Trinity Church Eindhoven is part of the Church of England Diocese in Europe. As such we have a Bishop, Robert Innes, who works in Brussels and relates to churches like ours across the whole of Europe from Turkey to Ibiza, Moscow to Morocco. Here is his Christmas message to all the churches.
During August I was fortunate to take part in a pilgrimage to the Holy Land, and to see, again, the places associated with the life of Jesus Christ. Nazareth, where Jesus grew up, is now a sprawling Arab town, but in the first century was only a village of perhaps 500 people. Capernaum and the places around Lake Galilee have retained their peacefulness and beauty across the centuries. And Bethlehem, where Jesus was born, which was once the ‘little town’ spoken of in the Christmas Carol now houses the large ‘Church of the Nativity’ built by Constantine, a bewildering array of gift shops and the terrible and much graffitied wall that separates Palestinians from Jews.
To visit these sites is to be reminded that Jesus was born in a physical place and time. His parents had to travel from Nazareth to Bethlehem to register in a Roman census. The Bethlehem ‘inn’ described by St. Luke would have been a large room in which visitors would have unrolled their sleeping mats.
Despite St. Luke’s comments, the room at the inn would be unlikely to have been completely full, as you could always squeeze in another body. But a crowded hostel floor was no place for a young woman about to give birth. So it seems the innkeeper – far from being the grumpy character that he has become in our infant nativities – found Mary somewhere more decent, in all likelihood his own family’s cave. Caves made good homes, as they kept cool in the summer and relatively warm in the winter.

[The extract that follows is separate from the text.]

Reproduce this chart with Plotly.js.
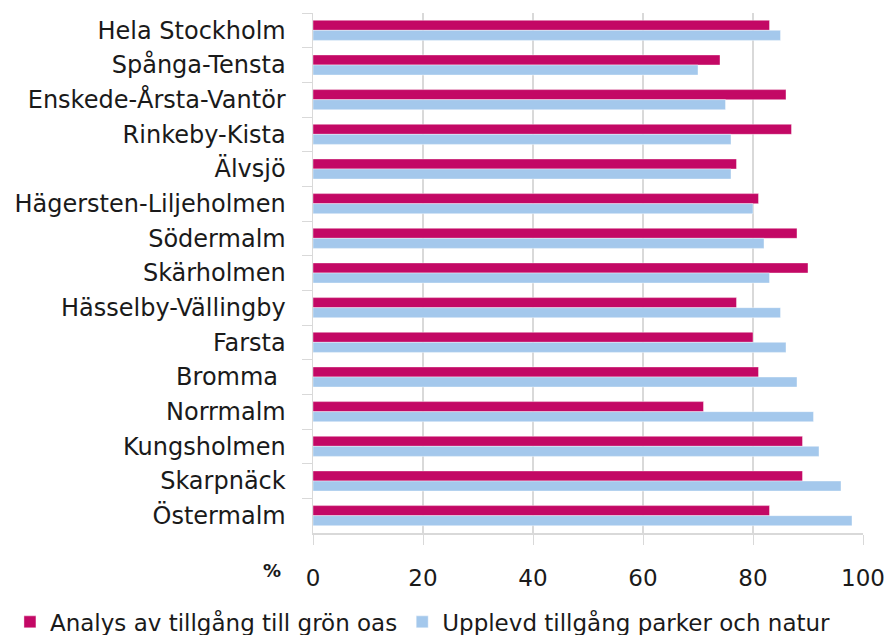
<!DOCTYPE html>
<html>
<head>
<meta charset="utf-8">
<script src="https://cdn.plot.ly/plotly-3.0.1.min.js"></script>
<style>html,body{margin:0;padding:0;background:#fff;}#chart{width:886px;height:635px;}</style>
</head>
<body>
<div id="chart"></div>
<script>
const categories = ["Hela Stockholm","Spånga-Tensta","Enskede-Årsta-Vantör","Rinkeby-Kista","Älvsjö","Hägersten-Liljeholmen","Södermalm","Skärholmen","Hässelby-Vällingby","Farsta","Bromma ","Norrmalm","Kungsholmen","Skarpnäck","Östermalm"];
const analysValues = [83,74,86,87,77,81,88,90,77,80,81,71,89,89,83];
const upplevdValues = [85,70,75,76,76,80,82,83,85,86,88,91,92,96,98];
const seriesNames = ["Analys av tillgång till grön oas","Upplevd tillgång parker och natur"];
const xTicks = [0,20,40,60,80,100];

const font = "'DejaVu Sans', sans-serif";
const traces = [
  {type:"bar", orientation:"h", name:seriesNames[0], y:categories, x:analysValues,
   marker:{color:"#C30865", line:{color:"rgba(255,255,255,0.5)", width:0.8}}, hoverinfo:"x+y"},
  {type:"bar", orientation:"h", name:seriesNames[1], y:categories, x:upplevdValues,
   marker:{color:"#A4C8EC", line:{color:"rgba(255,255,255,0.5)", width:0.8}}, hoverinfo:"x+y"}
];
const layout = {
  width:886, height:635,
  margin:{l:313, r:23, t:13, b:102, autoexpand:false},
  paper_bgcolor:"#fff", plot_bgcolor:"#fff",
  barmode:"group", bargap:0.42, bargroupgap:0,
  font:{family:font, size:24, color:"#1a1a1a"},
  xaxis:{range:[0,100], tickvals:xTicks, ticktext:xTicks.map(String), showgrid:true, gridcolor:"#d9d9d9", gridwidth:1.5,
         zeroline:false, showline:true, linecolor:"#d9d9d9", linewidth:1.5, ticks:"outside", ticklen:10, tickcolor:"#d9d9d9",
         ticklabelstandoff:14, tickfont:{family:font, size:23, color:"#1a1a1a"}, fixedrange:true, automargin:false},
  yaxis:{autorange:"reversed", showline:true, linecolor:"#d9d9d9", linewidth:1.5, ticks:"outside", ticklen:10, tickcolor:"#d9d9d9",
         tickson:"boundaries", ticklabelstandoff:21, showgrid:false, tickfont:{family:font, size:24, color:"#1a1a1a"}, fixedrange:true, automargin:false},
  legend:{orientation:"h", xref:"paper", yref:"paper", x:-0.551, xanchor:"left", y:-0.171, yanchor:"middle",
          bgcolor:"rgba(0,0,0,0)", font:{family:font, size:23, color:"#1a1a1a"}, itemwidth:30, tracegroupgap:0, traceorder:"normal"},
  annotations:[{text:"<b>%</b>", xref:"paper", yref:"paper", x:-0.075, y:0, yshift:-37, showarrow:false,
                font:{family:font, size:18, color:"#1a1a1a"}, xanchor:"center", yanchor:"middle"}],
  showlegend:true
};
Plotly.newPlot("chart", traces, layout, {displayModeBar:false, staticPlot:true});
</script>
</body>
</html>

At the ‘Church of the Nativity’ you can visit the cave where, by tradition, the birth took place. It appears that Mary gave birth in the relative privacy of the part of the cave allocated to the animals.
Luke tells us that Mary placed her newborn baby in a manger. The only ancient Near Eastern manger I have seen was used both as a reservoir for water as well as a being a feeding trough. And it was made of stone.
Attending to the details of Mary’s circumstances perhaps helps us to ponder again the earthy reality of the Saviour’s birth. Jesus was born in a cave, surrounded by animals, and the newborn baby was laid in an elevated stone basin intended for the nourishment of the animals. St. John reflects that ‘the Word became flesh, and dwelt among us, full of grace and truth’. The divine Word is enfleshed, puts on humanity, in an utterly physical and natural manner.
Yet this baby embodies the logos, the Word of God. The divine Word takes flesh. The invisible, transcendent second person of the divine Trinity speaks into our human existence. God’s speech is known in the life of this human person, and if we want to know how God speaks we are directed to Jesus. There is an integrity between the life and actions of Jesus and the word and will of the eternal God. This birth is an extraordinary divine ‘speech-event’.
In our own day, speech and communication are as powerful as they ever were. Words are used to influence and persuade, to heal or to harm, to encourage or undermine, to nurture hope or generate fear. With the internet and social media the whole world now feels like one global speech community with a myriad of voices vying for attention, prominence and influence.
What is so frequently lacking is a consonance between what is spoken and the physicality of real people. Disembodied voices with anonymous names or email addresses offer comment without responsibility. And public figures whose image has been created by marketing consultants deliver messages massaged by spin doctors that seem unconnected with their own personal histories. As a result we experience ourselves caught up in powerful communications networks where we can’t easily distinguish truth from lies and struggle to find firm foundations for trust in what we are hearing.
Words are precious, and powerful – sacred even, if we trace them back to the divine Word. The event of Christmas invites us to model our lives and our speech on the grace and truth of Jesus Christ, rather than be fashioned by the powerful networks of discourse swirling around us.
Addressing Christians at Ephesus, the second century Father of the Church Ignatius wrote:
“Pray without ceasing on behalf of other people. For there is in them hope of repentance that they may attain to God. See, then, that they be instructed by your works, if in no other way. Be meek in response to their wrath, humble in opposition to their boasting; in contrast to their error be steadfast in the faith, and for their cruelty manifest your gentleness. While we take care not to imitate their conduct, let us be found their brethren in all kindness.”
Faithfulness or trustworthiness, humility, gentleness and kindness remain the hallmarks of Christ-like communication.
So amongst all the Christmas gifts, we prepare to celebrate the supreme gift – God’s greatest ever gift to the world. It is the gift of a person full of grace – of loveliness, goodness, graciousness. And this is a gift, a person, full of truth – reality, integrity, trustworthiness. In fragile flesh he comes and dwells, being born in a cave amongst the animals, laid in a manger. God who is outside space and time speaks into human reality to transform it from within.
Wherever you live in our European diocese, I wish each of you and your families a very happy Christmas. And I hope that during 2020, whatever the year ahead brings, God will irradiate your lives with his presence and his peace.